На большей части скандинавского ареала (почти вся Швеция и большая часть Норвегии) в начале ударного слога tenues сильные, придыхательные и глухие, а mediae слабые, непридыхательные и звонкие или скорее полузвонкие, тогда как в начале безударного слога tenues сильные, глухие, иногда слабо придыхательные, а mediae слабые и звонкие2. При этом, как правило, в начале безударного слога и tenues, и mediae могут быть долгими, но их долгота — свойство слога, а не отдельной фонемы, поскольку долгие смычные встречаются только после кратких гласных, а краткие — только после долгих гласных.

Есть, однако, и в Швеции, и в Норвегии области, где различие между tenues и mediae нейтрализуется не только после /s/, но и после гласного, который в этом случае обычно долгий, причем нейтрализация происходит в пользу mediae.
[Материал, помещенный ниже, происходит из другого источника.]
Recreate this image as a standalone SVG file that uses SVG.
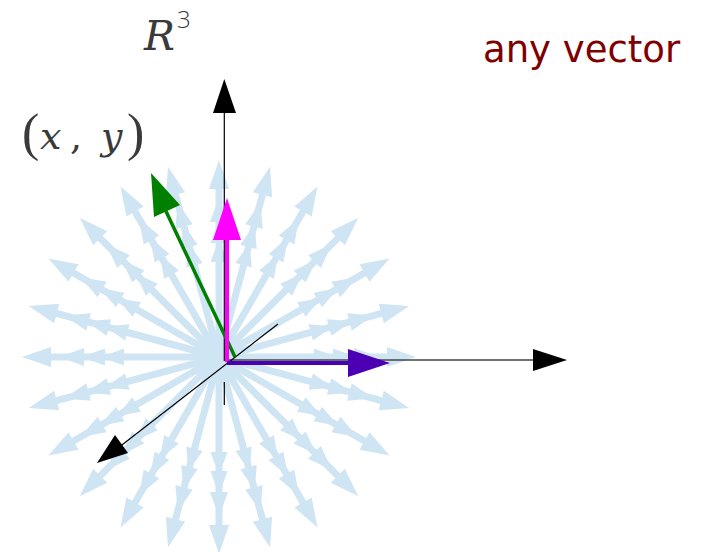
<svg xmlns="http://www.w3.org/2000/svg" xmlns:xlink="http://www.w3.org/1999/xlink" width="703" height="552" viewBox="0 0 703 552">
<style>
.ray{fill:#d0e5f3;stroke:none}
.shaft{stroke:#d0e5f3;stroke-width:7;fill:none}
.axis{stroke:#000;stroke-width:1.2;fill:none}
.math{font-family:"DejaVu Serif",serif;font-style:italic;fill:#3a3a3a}
.up{font-family:"DejaVu Serif",serif;font-style:normal;fill:#3a3a3a}
</style>
<defs>
<g id="ray">
<line class="shaft" x1="0" y1="0" x2="172" y2="0"/>
<polygon class="ray" points="197,0 168,-10 168,10"/>
<polygon class="ray" points="160,0 135,-9 135,9"/>
<polygon class="ray" points="138,0 114,-8.5 114,8.5"/>
<polygon class="ray" points="118,0 95,-8.5 95,8.5"/>
</g>
</defs>
<g id="field">
<use xlink:href="#ray" transform="translate(219,357) rotate(0)"/>
<use xlink:href="#ray" transform="translate(219,357) rotate(15)"/>
<use xlink:href="#ray" transform="translate(219,357) rotate(30)"/>
<use xlink:href="#ray" transform="translate(219,357) rotate(45)"/>
<use xlink:href="#ray" transform="translate(219,357) rotate(60)"/>
<use xlink:href="#ray" transform="translate(219,357) rotate(75)"/>
<use xlink:href="#ray" transform="translate(219,357) rotate(90)"/>
<use xlink:href="#ray" transform="translate(219,357) rotate(105)"/>
<use xlink:href="#ray" transform="translate(219,357) rotate(120)"/>
<use xlink:href="#ray" transform="translate(219,357) rotate(135)"/>
<use xlink:href="#ray" transform="translate(219,357) rotate(150)"/>
<use xlink:href="#ray" transform="translate(219,357) rotate(165)"/>
<use xlink:href="#ray" transform="translate(219,357) rotate(180)"/>
<use xlink:href="#ray" transform="translate(219,357) rotate(195)"/>
<use xlink:href="#ray" transform="translate(219,357) rotate(210)"/>
<use xlink:href="#ray" transform="translate(219,357) rotate(225)"/>
<use xlink:href="#ray" transform="translate(219,357) rotate(240)"/>
<use xlink:href="#ray" transform="translate(219,357) rotate(255)"/>
<use xlink:href="#ray" transform="translate(219,357) rotate(270)"/>
<use xlink:href="#ray" transform="translate(219,357) rotate(285)"/>
<use xlink:href="#ray" transform="translate(219,357) rotate(300)"/>
<use xlink:href="#ray" transform="translate(219,357) rotate(315)"/>
<use xlink:href="#ray" transform="translate(219,357) rotate(330)"/>
<use xlink:href="#ray" transform="translate(219,357) rotate(345)"/>
</g>
<g id="axes">
<line class="axis" x1="224.3" y1="112" x2="224.3" y2="361"/>
<polygon points="224.3,79 213,113 236,113" fill="#000"/>
<line class="axis" x1="224.3" y1="382" x2="224.3" y2="405"/>
<line x1="226" y1="360" x2="534" y2="360" stroke="#444" stroke-width="1.5"/>
<polygon points="567,360 533,349 533,371" fill="#000"/>
<line class="axis" x1="278" y1="324" x2="118" y2="448"/>
<polygon points="97,463 115,435 128,453" fill="#000"/>
</g>
<g id="vectors">
<line x1="235" y1="357" x2="163" y2="205" stroke="#008000" stroke-width="3.5"/>
<polygon points="151,173 154,217 180,205" fill="#008000"/>
<line x1="227" y1="362" x2="227" y2="238" stroke="#ff00ff" stroke-width="4"/>
<polygon points="227,198 213,240 241,240" fill="#ff00ff"/>
<line x1="227" y1="363" x2="350" y2="363" stroke="#4b00b4" stroke-width="4"/>
<polygon points="390,363 348,349 348,377" fill="#4b00b4"/>
</g>
<g id="labels">
<text class="math" x="144" y="50" font-size="41">R</text>
<text x="177" y="28" font-family="Open Sans,sans-serif" font-weight="300" font-size="24" fill="#3a3a3a">3</text>
<text x="22" y="150" font-family="Liberation Serif,serif" font-size="52" fill="#3a3a3a">(</text>
<text class="math" x="40" y="149" font-size="38">x</text>
<text class="up" x="70" y="149" font-size="38">,</text>
<text class="math" x="101" y="149" font-size="38">y</text>
<text x="127" y="150" font-family="Liberation Serif,serif" font-size="52" fill="#3a3a3a">)</text>
<text x="483" y="62" font-family="DejaVu Sans,sans-serif" font-size="37" fill="#800000">any vector</text>
</g>
</svg>
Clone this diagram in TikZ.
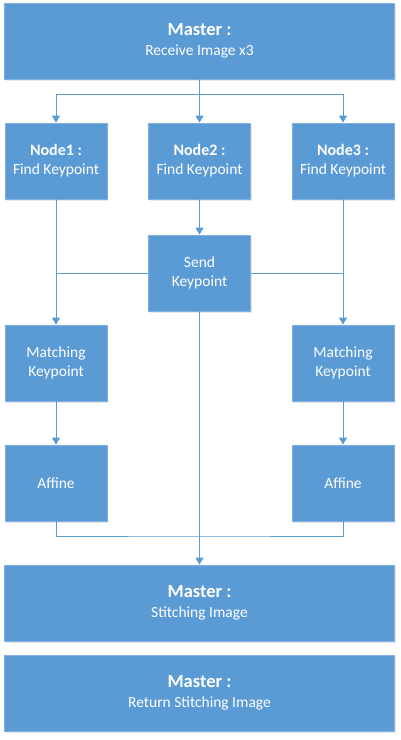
\documentclass[tikz,border=0pt]{standalone}
\usepackage{fontspec}
\setmainfont{Carlito}
\usetikzlibrary{arrows.meta,shadows}
\definecolor{boxblue}{HTML}{5B9BD5}
\definecolor{boxedge}{HTML}{7FB0DF}
\tikzset{
  box/.style={rectangle, fill=boxblue, draw=boxedge, line width=0.8pt, text=white,
    align=center, inner sep=2pt,
    drop shadow={opacity=0.18, shadow xshift=1.2pt, shadow yshift=-1.5pt},
    font=\fontsize{15.5}{19}\selectfont},
  small/.style={box, minimum width=102pt, minimum height=76pt},
  wide/.style={box, minimum width=390pt, minimum height=76pt, font=\fontsize{15.5}{20}\selectfont},
  conn/.style={draw=boxblue, line width=1pt},
  arr/.style={conn, -{Triangle[width=8pt,length=7pt]}}
}
\newcommand{\mtitle}[1]{{\bfseries\fontsize{18.5}{20}\selectfont #1}}
\newcommand{\ntitle}[1]{{\bfseries\fontsize{16}{19}\selectfont #1}}
\begin{document}
\begin{tikzpicture}[x=1pt,y=-1pt]
\useasboundingbox[fill=white] (0,0) rectangle (400,740);
\node[wide] (master) at (199.5,41) {\mtitle{Master :}\\Receive Image x3};
\node[small] (n1) at (56,161) {\ntitle{Node1 :}\\Find Keypoint};
\node[small] (n2) at (199.5,161) {\ntitle{Node2 :}\\Find Keypoint};
\node[small] (n3) at (343,161) {\ntitle{Node3 :}\\Find Keypoint};
\node[small] (send) at (199.5,273) {Send\\Keypoint};
\node[small] (m1) at (56,363) {Matching\\Keypoint};
\node[small] (m3) at (343,363) {Matching\\Keypoint};
\node[small] (a1) at (56,483) {Affine};
\node[small] (a3) at (343,483) {Affine};
\node[wide] (stitch) at (199.5,603) {\mtitle{Master :}\\Stitching Image};
\node[wide] (ret) at (199.5,693) {\mtitle{Master :}\\Return Stitching Image};
\coordinate (br) at (199.5,94);
\coordinate (jn) at (199.5,536);
% connectors
\draw[arr] (master.south) -- (n2.north);
\draw[arr] (br) -| (n1.north);
\draw[arr] (br) -| (n3.north);
\draw[arr] (n2.south) -- (send.north);
\draw[arr] (n1.south) -- (m1.north);
\draw[arr] (n3.south) -- (m3.north);
\draw[conn] (send.west) -- (send.west -| m1.north);
\draw[conn] (send.east) -- (send.east -| m3.north);
\draw[arr] (m1.south) -- (a1.north);
\draw[arr] (m3.south) -- (a3.north);
\draw[conn] (a1.south) |- (jn) -| (a3.south);
\draw[arr] (send.south) -- (stitch.north);
\end{tikzpicture}
\end{document}
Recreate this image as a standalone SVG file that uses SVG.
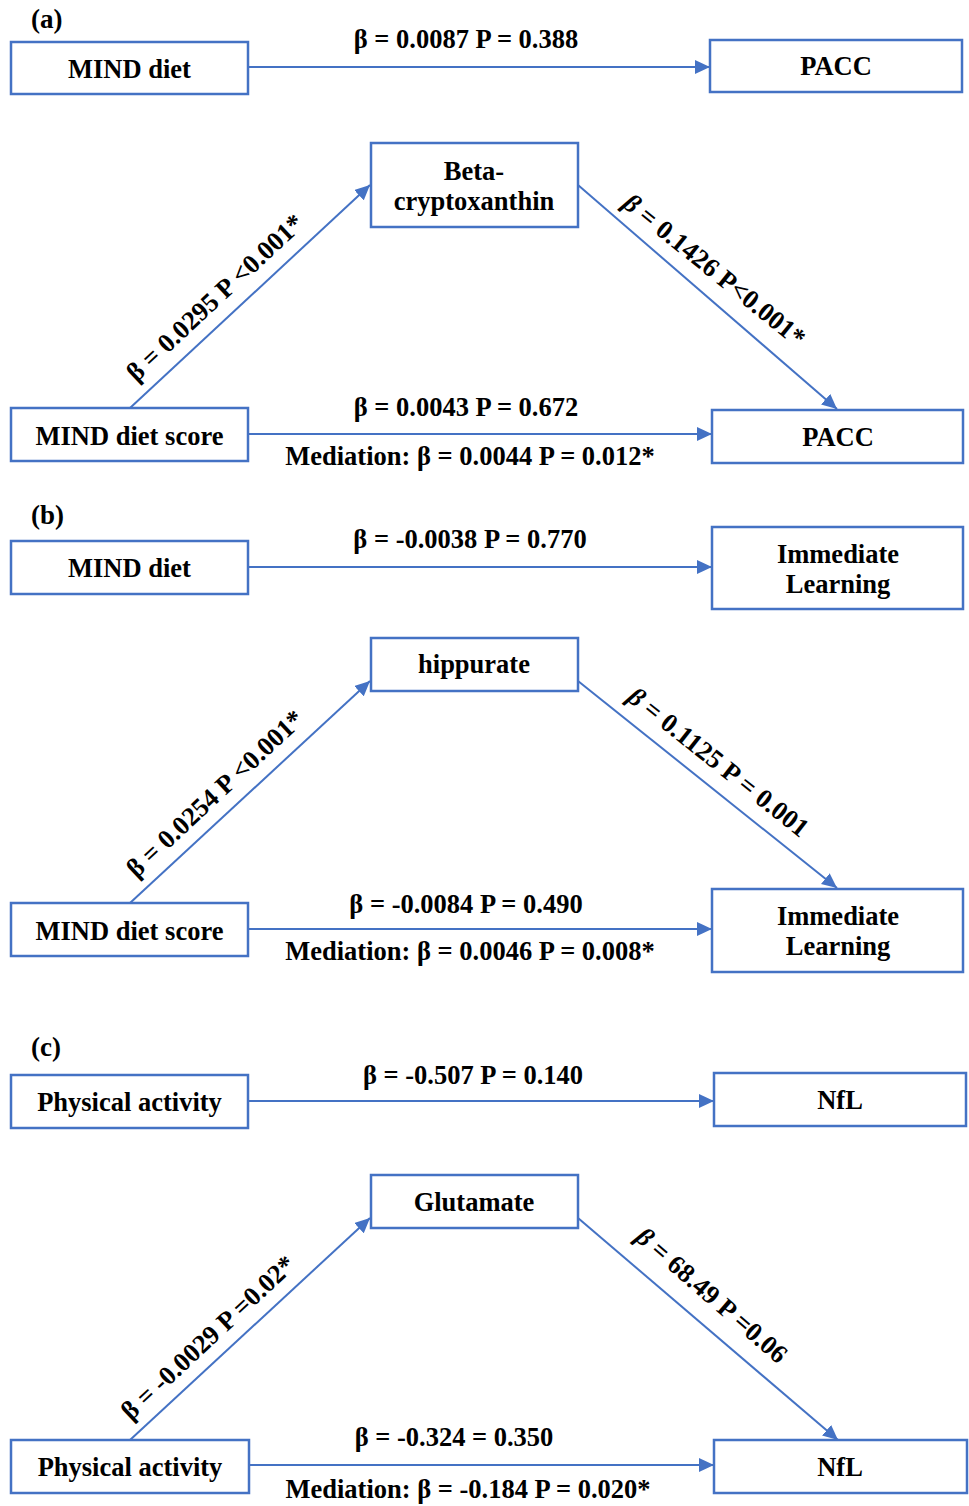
<svg xmlns="http://www.w3.org/2000/svg" width="969" height="1506" viewBox="0 0 969 1506">
<style>
.box{fill:#fff;stroke:#4472C4;stroke-width:2.5}
.t{font-family:"Liberation Serif","Times New Roman",serif;font-weight:bold;font-size:26.5px;fill:#000;text-anchor:middle}
.p{font-family:"Liberation Serif","Times New Roman",serif;font-weight:bold;font-size:27px;fill:#000}
.c{stroke:#4472C4;stroke-width:2;fill:none}
</style>
<defs>
<marker id="ah" markerUnits="userSpaceOnUse" markerWidth="16" markerHeight="14" refX="15" refY="7" orient="auto">
<path d="M0,0 L15,7 L0,14 z" fill="#4472C4"/>
</marker>
</defs>
<rect width="969" height="1506" fill="#fff"/>

<g id="connectors">
<line class="c" x1="248" y1="67" x2="710" y2="67" marker-end="url(#ah)"/>
<line class="c" x1="130" y1="408" x2="370" y2="185" marker-end="url(#ah)"/>
<line class="c" x1="578" y1="185" x2="837" y2="409" marker-end="url(#ah)"/>
<line class="c" x1="248" y1="434" x2="712" y2="434" marker-end="url(#ah)"/>

<line class="c" x1="248" y1="567" x2="712" y2="567" marker-end="url(#ah)"/>
<line class="c" x1="130" y1="903" x2="370" y2="681" marker-end="url(#ah)"/>
<line class="c" x1="578" y1="681" x2="837" y2="888" marker-end="url(#ah)"/>
<line class="c" x1="248" y1="929" x2="712" y2="929" marker-end="url(#ah)"/>

<line class="c" x1="248" y1="1101" x2="714" y2="1101" marker-end="url(#ah)"/>
<line class="c" x1="130" y1="1440" x2="370" y2="1218" marker-end="url(#ah)"/>
<line class="c" x1="578" y1="1218" x2="838" y2="1440" marker-end="url(#ah)"/>
<line class="c" x1="249" y1="1465" x2="714" y2="1465" marker-end="url(#ah)"/>

<text class="t" x="466" y="48">β = 0.0087 P = 0.388</text>
<text class="t" transform="translate(221,304) rotate(-43)">β = 0.0295 P &lt;0.001*</text>
<text class="t" transform="translate(709,277) rotate(39)"><tspan font-style="italic">β</tspan> = 0.1426 P&lt;0.001*</text>
<text class="t" x="466" y="416">β = 0.0043 P = 0.672</text>
<text class="t" x="470" y="465">Mediation: β = 0.0044 P = 0.012*</text>

<text class="t" x="470" y="548">β = -0.0038 P = 0.770</text>
<text class="t" transform="translate(221,800) rotate(-43)">β = 0.0254 P &lt;0.001*</text>
<text class="t" transform="translate(713,769) rotate(38.5)"><tspan font-style="italic">β</tspan> = 0.1125 P = 0.001</text>
<text class="t" x="466" y="913">β = -0.0084 P = 0.490</text>
<text class="t" x="470" y="960">Mediation: β = 0.0046 P = 0.008*</text>

<text class="t" x="473" y="1084">β = -0.507 P = 0.140</text>
<text class="t" transform="translate(214,1344) rotate(-43)">β = -0.0029 P =0.02*</text>
<text class="t" transform="translate(706,1302) rotate(41)"><tspan font-style="italic">β</tspan> = 68.49 P =0.06</text>
<text class="t" x="454" y="1446">β = -0.324 = 0.350</text>
<text class="t" x="468" y="1498">Mediation: β = -0.184 P = 0.020*</text>
</g>

<text class="p" x="31" y="28">(a)</text>
<text class="p" x="31" y="524">(b)</text>
<text class="p" x="31" y="1056">(c)</text>

<g id="a-mind-diet"><rect class="box" x="11" y="42" width="237" height="52"/><text class="t" x="129.5" y="78">MIND diet</text></g>
<g id="a-pacc-top"><rect class="box" x="710" y="40" width="252" height="52"/><text class="t" x="836" y="75">PACC</text></g>
<g id="a-beta"><rect class="box" x="371" y="143" width="207" height="84"/><text class="t" x="474" y="180">Beta-</text><text class="t" x="474" y="210">cryptoxanthin</text></g>
<g id="a-mind-score"><rect class="box" x="11" y="408" width="237" height="53"/><text class="t" x="129.5" y="445">MIND diet score</text></g>
<g id="a-pacc"><rect class="box" x="712" y="410" width="251" height="53"/><text class="t" x="838" y="446">PACC</text></g>

<g id="b-mind-diet"><rect class="box" x="11" y="541" width="237" height="53"/><text class="t" x="129.5" y="577">MIND diet</text></g>
<g id="b-imm-top"><rect class="box" x="712" y="527" width="251" height="82"/><text class="t" x="838" y="563">Immediate</text><text class="t" x="838" y="593">Learning</text></g>
<g id="b-hippurate"><rect class="box" x="371" y="638" width="207" height="53"/><text class="t" x="474" y="673">hippurate</text></g>
<g id="b-mind-score"><rect class="box" x="11" y="903" width="237" height="53"/><text class="t" x="129.5" y="940">MIND diet score</text></g>
<g id="b-imm"><rect class="box" x="712" y="889" width="251" height="83"/><text class="t" x="838" y="925">Immediate</text><text class="t" x="838" y="955">Learning</text></g>

<g id="c-pa-top"><rect class="box" x="11" y="1075" width="237" height="53"/><text class="t" x="129.5" y="1111">Physical activity</text></g>
<g id="c-nfl-top"><rect class="box" x="714" y="1073" width="252" height="53"/><text class="t" x="840" y="1109">NfL</text></g>
<g id="c-glutamate"><rect class="box" x="371" y="1175" width="207" height="53"/><text class="t" x="474" y="1211">Glutamate</text></g>
<g id="c-pa"><rect class="box" x="11" y="1440" width="238" height="53"/><text class="t" x="130" y="1476">Physical activity</text></g>
<g id="c-nfl"><rect class="box" x="714" y="1440" width="253" height="53"/><text class="t" x="840" y="1476">NfL</text></g>
</svg>
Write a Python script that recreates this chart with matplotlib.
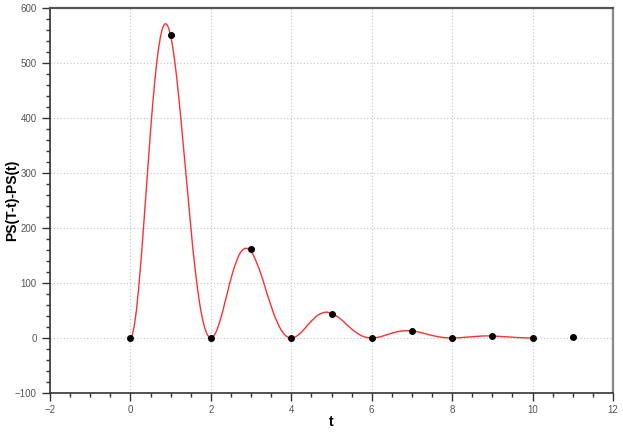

В Швеции область такой нейтрализации — крайний юг и юго-запад (Сконе, западная часть Блекинге, юго-западная часть Смоланда, Халланд и Бохуслен [6, s. 19]). В этой области после гласного возможны только mediae, и в этом положении они звонкие, непридыхательные и слабые3. Случаи такой нейтрализации после гласного наблюдаются и в некоторых других шведских диалектах [22, s. 47; 8, s. 186; 23; 24, s. 71]. Но, по-видимому, в Швеции этой нейтрализации tenues и mediae после гласного не сопутствуют реализации tenues в начале ударного слога, отличные от обычных для шведских диалектов. Впрочем, в описаниях шведских диалектов, как правило, вообще ничего не говорится о реализациях tenues в начале ударного слога, т. е. степени их придыхательности. По-видимому, различия между отдельными диалектами в этом отношении трудно поддаются определению. Лунделль в своем описании шведских диалектов говорит, например, что он не обозначает придыхания у смычных, потому что не может решить, в каких диалектах представлены «настоящие» tenues (т. е. глухие сильные, но непридыхательные), а также в каких придыхательные [13, s. 28].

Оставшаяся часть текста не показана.